OBOB is a statewide program, founded in 2007 for students in grades 3-12, with a mission "to encourage and recognize students who enjoy reading, to broaden reading interests, to increase reading comprehension, promote academic excellence and to promote cooperative learning and teamwork among students," according to OBOB's website.
"It's a fun way to be competitive if you're not an athlete," said Lisa Wing, OBOB coordinator for Ninety-One School.
Each year, a committee selects a statewide book list for each grade group: grades 3-5, 6-8 and 9-12. Students who want to participate simply read the books, which span a variety of genres and reading levels from "Blast-off!" by Nate Ball to "Ella Enchanted" by Gail Carson Levine in the third-fifth grade division.

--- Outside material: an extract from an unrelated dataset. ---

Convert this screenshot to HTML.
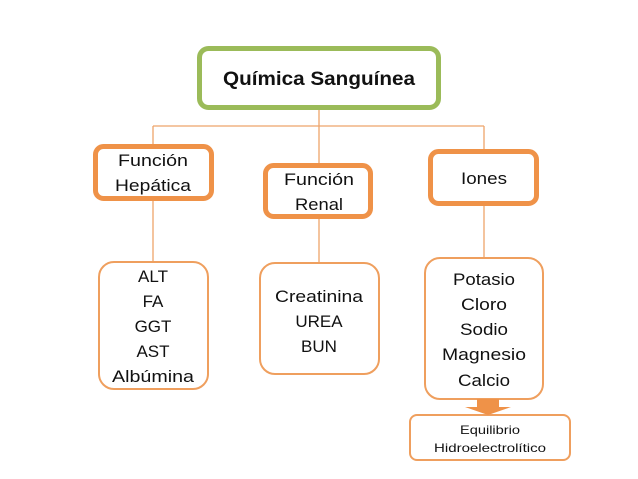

Teams are made up of four players, plus an optional alternate who can sub in. Each elementary school has different processes for how they divide students into teams and for how they select which teams participate in the district tournament.
At the tournament, kids clustered together into their teams in the Carus gym for four rounds of questions pertaining to the books from the list, alternating between "in which book" questions and "content" questions.
After those rounds, it came down to the top two teams, who competed in a traditional oral battle consisting of 16 questions with a time limit of just 15 seconds for each question. The Meelords edged out Four Book-Loving Bulldogs from Ninety-One School for the win.
Not only is the tournament fun for kids, but the educational advantages are obvious. Wing described how participating in OBOB impacted her daughter.
"My third-grade daughter was reading what I call the princess series…it's the same story over and over and over, you just change the color of the princess," Wing said. "But she was feeling good about them as a third-grader because she could read chapter books. So she's all confident, but that's all she's reading and it's killing me. Then she does Battle of the Books, and one of her little friends says, 'I'm going to read all 16, will you read all 16?' And she goes, 'Okay, I'll read all 16.' So she left the biggest, fattest, hardest one on the third-fifth grade list till the last because she's like, 'I don't think I can do this.' She read it and it was her favorite book, and afterwards she…was just overwhelmed with herself because she had no idea that she could do that and she needed a program like this to make her read something different."
Jennifer Hitchcock, Carus librarian and OBOB coordinator, said that outside of the obvious impacts on reading, there are other advantages to participating in OBOB.
"The other piece that this does outside of the reading, is that during this oral part you were able to see kids in a public speaking role, collaborating; and I've seen some of our most developmental readers sit in that spokesperson role speak and deliver the answers…They can contribute," Hitchcock said.
The sixth-eighth grade tournament was snowed out last week and rescheduled for Wednesday, Feb. 28 at 1 p.m. at Ackerman School. Each Canby school will send a team to participate in the regional tournament on March 17 at Clackamas Community College for grades 3-5 and at Estacada Middle School for grades 6-8.